Vent’anni fa, il 20 ottobre 1995, moriva Riccardo Carapellese, un grande ed estroso attaccante che, conscio del proprio valore, ha frequentemente cambiato squadra alla ricerca del giusto palcoscenico ove poter avere il desiderato risalto professionale.
Attaccante esterno di “piccole dimensioni” come usa ai tempi (è alto un metro e sessantotto), guizzante, dal dribbling imprevedibile e con un controllo di palla proverbiale, è anche un buon goleador, ma solo da distanza ravvicinata, non essendo dotato di un tiro potente. Gli scatti improvvisi, le doti funamboliche e le sue serpentine ubriacanti fanno innamorare il pubblico e “Carappa”, questo è il suo soprannome, è anche un assiduo frequentatore della maglia Azzurra, uno dei pochi schierati in campo nel blocco di dieci giocatori del Grande Torino.
Il suo frequente cambiare casacca, ha forse alla base un miscuglio tra la sua volontà di protagonismo, il fatto che talvolta dimentichi che il calcio è un gioco di squadra e un certo dongiovannismo che ne incrementa sensibilmente le conquiste muliebri ma riduce la sua efficienza agonistica. Cresce nelle giovanili del Torino, ma diventa professionista nel 1942 a Spezia, in Serie B, poi gioca a Casale, Vigevano, Como e Novara. Ancora chiuso dai mostri sacri in maglia granata, esordisce in Serie A col Milan, dove resta tre anni, tornando a Torino solo per la rifondazione di quella squadra dopo la tragedia di Superga.
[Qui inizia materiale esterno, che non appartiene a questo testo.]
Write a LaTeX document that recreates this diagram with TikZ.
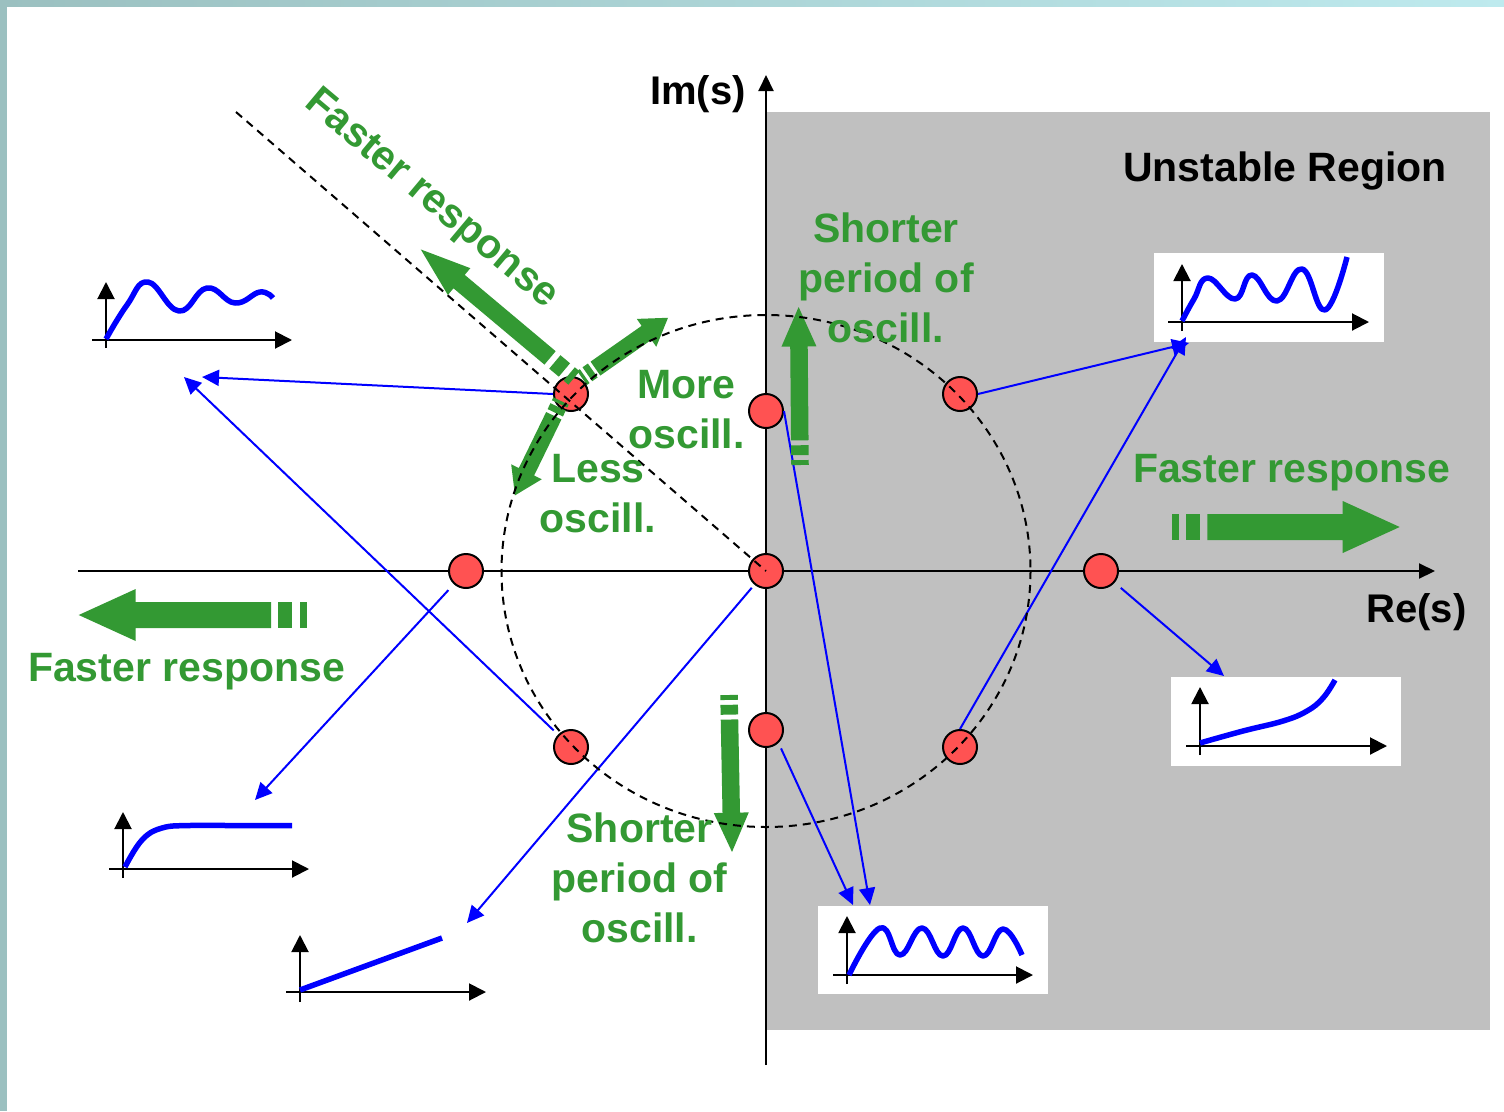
\documentclass[tikz,border=0pt]{standalone}
\usepackage{fontspec}
\setmainfont{Liberation Sans}
\usetikzlibrary{arrows.meta}
\definecolor{ggreen}{RGB}{51,153,51}
\definecolor{polered}{RGB}{255,82,82}
\definecolor{region}{RGB}{192,192,192}
\definecolor{frameL}{RGB}{155,192,192}
\definecolor{frameR}{RGB}{190,234,238}
\newcommand{\stripedarrow}[4]{%
  \begin{scope}[shift={#1},rotate=#2]
    \fill[ggreen] (0,-#4/4) rectangle (#3/32,#4/4);
    \fill[ggreen] (#3/16,-#4/4) rectangle (#3/8,#4/4);
    \fill[ggreen] (5*#3/32,-#4/4) -- (3*#3/4,-#4/4) -- (3*#3/4,-#4/2) -- (#3,0)
      -- (3*#3/4,#4/2) -- (3*#3/4,#4/4) -- (5*#3/32,#4/4) -- cycle;
  \end{scope}}
\tikzset{
  polenode/.style={circle, draw=black, line width=2pt, fill=polered, minimum size=34pt, inner sep=0pt},
  conn/.style={blue, line width=2pt, -{Triangle[length=17pt,width=16pt]}},
  mainaxis/.style={black, line width=2pt, -{Triangle[length=16pt,width=15pt]}},
  miniaxis/.style={black, line width=2pt, -{Triangle[length=17pt,width=17pt]}},
  resp/.style={blue, line width=5.5pt, line join=round},
  lbl/.style={text=ggreen, font=\fontsize{41}{50}\selectfont\bfseries, inner sep=0pt, align=center},
  blbl/.style={text=black, font=\fontsize{40}{50}\selectfont\bfseries, inner sep=0pt},
  guide/.style={black, line width=2pt, dash pattern=on 8pt off 6pt},
  plotbox/.style={fill=white}
}
\begin{document}
\begin{tikzpicture}[x=1pt,y=-1pt]
\useasboundingbox (0,0) rectangle (1504,1111);
\fill[white] (0,0) rectangle (1504,1111);
% frame
\fill[frameL] (0,0) rectangle (7,1111);
\shade[left color=frameL, right color=frameR] (0,0) rectangle (1504,6);
% unstable region
\fill[region] (766,112) rectangle (1490,1030);
% plot boxes
\fill[plotbox] (1154,253) rectangle (1384,342);
\fill[plotbox] (1171,677) rectangle (1401,766);
\fill[plotbox] (818,906) rectangle (1048,994);
% main axes
\draw[mainaxis] (78,571) -- (1435,571);
\draw[mainaxis] (766,1065) -- (766,75);
% mini plots
% P1 damped
\draw[miniaxis] (106,348) -- (106,282);
\draw[miniaxis] (92,340) -- (292,340);
\draw[resp] plot[smooth, tension=0.75] coordinates {(106,339) (127,305) (148,282) (179,311) (207,288) (235,303) (260,292) (273,298)};
% P2 growing
\draw[miniaxis] (1182,331) -- (1182,264);
\draw[miniaxis] (1168,322) -- (1369,322);
\draw[resp] plot[smooth, tension=0.75] coordinates {(1182,321) (1194,299) (1208,278) (1235,299) (1252,275) (1277,301) (1302,269) (1325,310) (1347,257)};
% P3 exponential
\draw[miniaxis] (1200,755) -- (1200,687);
\draw[miniaxis] (1186,746) -- (1387,746);
\draw[resp] plot[smooth, tension=0.7] coordinates {(1200,743) (1243,731) (1283,721) (1307,711) (1323,698) (1335,680)};
% P4 first order
\draw[miniaxis] (123,878) -- (123,812);
\draw[miniaxis] (109,869) -- (309,869);
\draw[resp] plot[smooth, tension=0.7] coordinates {(125,867) (142,840) (162,828) (190,825.5) (230,825.5) (292,825.5)};
% P5 ramp
\draw[miniaxis] (300,1002) -- (300,935);
\draw[miniaxis] (286,992) -- (486,992);
\draw[resp] (300,990) -- (442,938);
% P6 sustained
\draw[miniaxis] (847,984) -- (847,916);
\draw[miniaxis] (833,975) -- (1033,975);
\draw[resp] plot[smooth, tension=0.75] coordinates {(849,975) (880,928) (900,955) (922,928) (943,956) (963,928) (983,956) (1003,929) (1022,955)};
% poles
\node[polenode] (p0) at (766,571) {};
\node[polenode] (pu) at (766,411) {};
\node[polenode] (pd) at (766,730) {};
\node[polenode] (pl) at (466,571) {};
\node[polenode] (pr) at (1101,571) {};
\node[polenode] (pul) at (571,394) {};
\node[polenode] (pdl) at (571,747) {};
\node[polenode] (pur) at (960,394) {};
\node[polenode] (pdr) at (960,747) {};
% connector ends
\coordinate (t1) at (202,377);
\coordinate (t2) at (184,377);
\coordinate (t3) at (255,800);
\coordinate (t4) at (467,923);
\coordinate (t5) at (870,905);
\coordinate (t6) at (853,905);
\coordinate (t7) at (1189,343);
\coordinate (t8) at (1186,337);
\coordinate (t9) at (1224,676);
\draw[conn] (pul.west) -- (t1);
\draw[conn, shorten <=6pt] (pdl) -- (t2);
\draw[conn, shorten <=8pt] (pl) -- (t3);
\draw[conn, shorten <=4pt] (p0) -- (t4);
\draw[conn] (pu.east) -- (t5);
\draw[conn, shorten <=6pt] (pd.-46) -- (t6);
\draw[conn] (pur.east) -- (t7);
\draw[conn] (pdr.north) -- (t8);
\draw[conn, shorten <=8pt] (pr) -- (t9);
% green striped arrows
\stripedarrow{(574,378)}{140}{200}{35}
\stripedarrow{(582,378)}{35}{105}{34}
\stripedarrow{(561,401)}{244}{105}{34}
\stripedarrow{(800,465)}{90.5}{158}{35}
\stripedarrow{(729,695)}{271.1}{157}{35}
\stripedarrow{(1171.7,527)}{0}{228}{52}
\stripedarrow{(306.7,615)}{180}{228}{52}
% dashed guides
\coordinate (g0) at (236,112);
\draw[guide] (g0) -- (p0.center);
\draw[guide] (p0.center) ellipse[x radius=264.5, y radius=256];
% labels
\node[blbl, anchor=base east] (im) at (746,104) {Im(s)};
\node[blbl, anchor=base] (re) at (1416.5,622) {Re(s)};
\node[blbl, anchor=base west, font=\fontsize{41}{50}\selectfont\bfseries] (ur) at (1123,181) {Unstable Region};
\node[lbl, rotate=-40] (fr1) at (431,200) {Faster response};
\node[lbl, anchor=base] (fr2) at (1291.5,482) {Faster response};
\node[lbl, anchor=base] (fr3) at (186.5,681) {Faster response};
\node[lbl, anchor=base] (sp1) at (886,342) {Shorter\\period of\\oscill.};
\node[lbl, anchor=base] (sp2) at (639.5,942) {Shorter\\period of\\oscill.};
\node[lbl, anchor=base] (mo) at (686.5,448) {More\\oscill.};
\node[lbl, anchor=base] (lo) at (598,532) {Less\\oscill.};
\end{tikzpicture}
\end{document}
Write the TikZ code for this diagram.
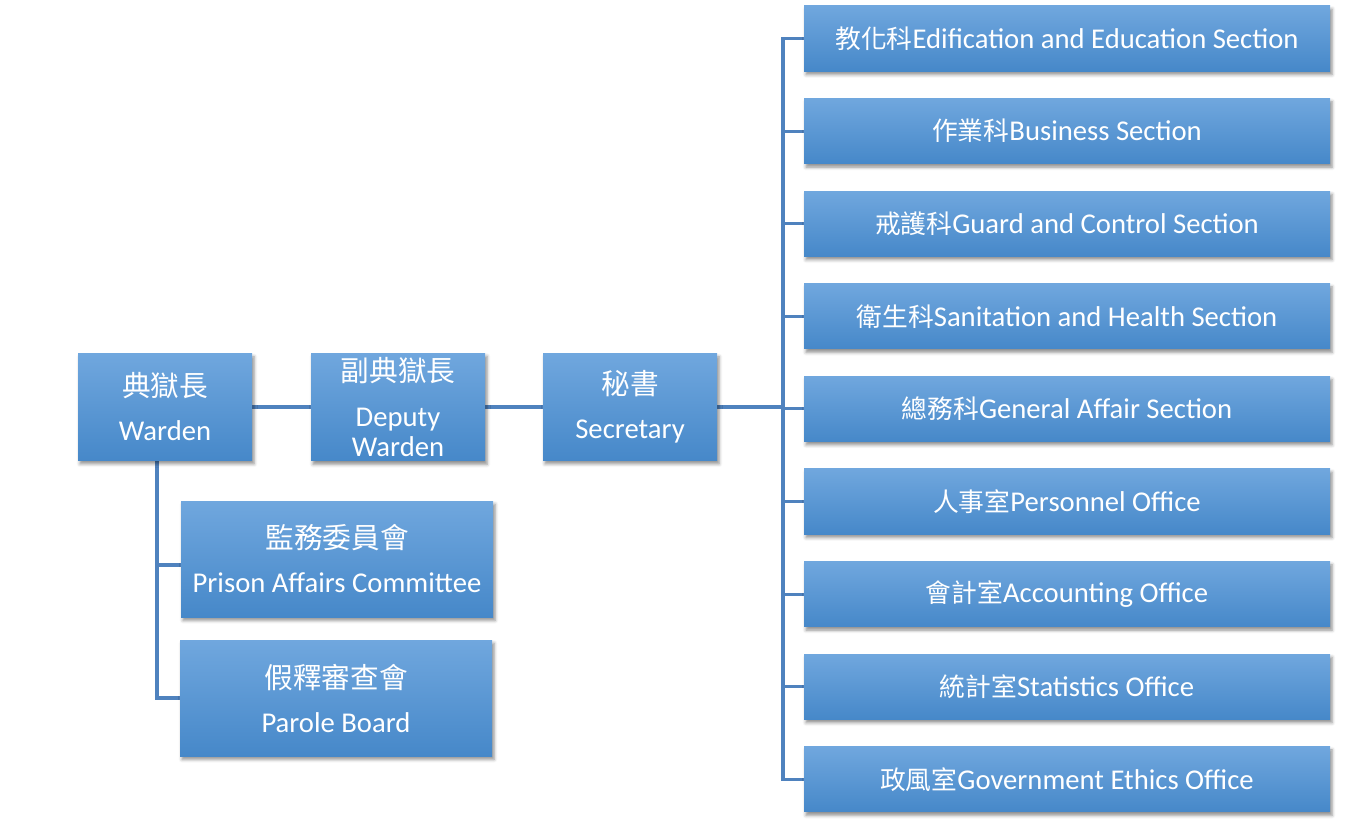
\documentclass[tikz,border=0pt]{standalone}
\usepackage{fontspec}
\setmainfont{Carlito}
\newfontfamily\cjk{Noto Sans CJK TC}
\newcommand\zh[1]{{\cjk\fontsize{19.3}{25}\selectfont #1}}
\usetikzlibrary{shadows.blur,backgrounds}

\definecolor{boxtop}{RGB}{112,167,222}
\definecolor{boxmid}{RGB}{84,151,220}
\definecolor{boxbot}{RGB}{70,136,201}
\definecolor{linkblue}{RGB}{79,130,190}

\tikzset{
	unit/.style={rectangle, text=white, align=center, top color=boxtop, middle color=boxmid, bottom color=boxbot,
		blur shadow={shadow xshift=1.5pt, shadow yshift=-2.5pt, shadow blur radius=2.5pt, shadow opacity=45}},
	head/.style={unit, minimum width=130.5pt, minimum height=80.25pt, font=\fontsize{21.5}{33}\selectfont},
	board/.style={unit, minimum width=234pt, minimum height=87pt, font=\fontsize{21.5}{33}\selectfont},
	section/.style={unit, minimum width=394.5pt, minimum height=49pt, font=\fontsize{21.5}{25}\selectfont},
	conn/.style={draw=linkblue, line width=2.3pt}
}

\begin{document}
\begin{tikzpicture}[x=0.75pt, y=-0.75pt]
	\useasboundingbox (0,0) rectangle (1350,828);

	\node[head] (warden) at (165,407) {{\cjk 典獄長}\\Warden};
	\node[head, font=\fontsize{21.5}{22.5}\selectfont] (deputy) at (398,407) {{\cjk 副典獄長}\\[11pt]Deputy\\Warden};
	\node[head] (sec) at (630,407) {{\cjk 秘書}\\Secretary};

	\node[board] (pac) at (337,559) {{\cjk 監務委員會}\\Prison Affairs Committee};
	\node[board] (parole) at (336,698) {{\cjk 假釋審查會}\\Parole Board};

	\foreach \lab [count=\i from 0] in {
		{\zh{教化科}Edification and Education Section},
		{\zh{作業科}Business Section},
		{\zh{戒護科}Guard and Control Section},
		{\zh{衛生科}Sanitation and Health Section},
		{\zh{總務科}General Affair Section},
		{\zh{人事室}Personnel Office},
		{\zh{會計室}Accounting Office},
		{\zh{統計室}Statistics Office},
		{\zh{政風室}Government Ethics Office}}
		\node[section] (s\i) at (1067,38.5+92.6*\i) {\lab};

	\coordinate (bus) at (783,407);
	\coordinate (wbus) at (157,461);

	\begin{scope}[on background layer]
		\draw[conn] (warden) -- (deputy);
		\draw[conn] (deputy) -- (sec);
		\draw[conn] (sec.east) -- (bus);
		\draw[conn] (s0.west) -| (bus |- s8.west) -- (s8.west);
		\foreach \i in {1,...,7}
			\draw[conn] (bus |- s\i.west) -- (s\i.west);
		\draw[conn] (wbus) |- ([yshift=-4.5pt]pac.west);
		\draw[conn] (wbus) |- (parole.west);
	\end{scope}
\end{tikzpicture}
\end{document}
Tre anni di Toro e nel 1952/53 arriva finalmente alla Juventus, ma come in un film già visto, ci resta una sola stagione.
In bianconero fa la riserva di altri mostri sacri come le ali Muccinelli e Praest, talvolta sostituisce il centravanti Vivolo. Alla Juventus, pur non essendo una prima scelta dell’allenatore Sarozi, colleziona comunque diciassette presenze e segna nove reti, contribuendo al secondo posto finale in campionato. Dai bianconeri passa ai rossoblù genoani per quattro stagioni, poi scende in Serie B, due stagioni al Catania, prima di iniziare la carriera di allenatore. Dopo due anni di guida tecnica sulle panchine del Finale Ligure e della Sammargheritese va quindi alla Ternana, con la quale torna in campo, disputando le ultime tre gare della sua carriera nomade.
La Juventus che Carapellese incontra è una signora squadra reduce dal suo nono scudetto, piena di grandi campioni: Viola, Corradi, Mari, Parola, Muccinelli, John Hansen, Boniperti e Praest. Anche se il giocare con loro lo esalta, tanto da essere spesso tra i migliori in campo, il fatto di non trovare tutto lo spazio che vorrebbe lo fa lamentare spesso con i giornalisti. A Torino, però, allora come oggi, le notizie “interne” che escono sulla stampa non sono gradite, e questo è un fatto che certamente favorisce il passaggio di Riccardo Carapellese al Genoa dopo una sola stagione. Per inciso, quella Juventus che si classifica “solo” seconda a due punti dall’Inter, è una Juve che con settantatré reti ha il miglior attacco del torneo e che, con l’otto a zero di Juventus-Fiorentina, scrive un altro record nel suo libro dei primati: due delle reti sono proprio di Riccardo Carapellese.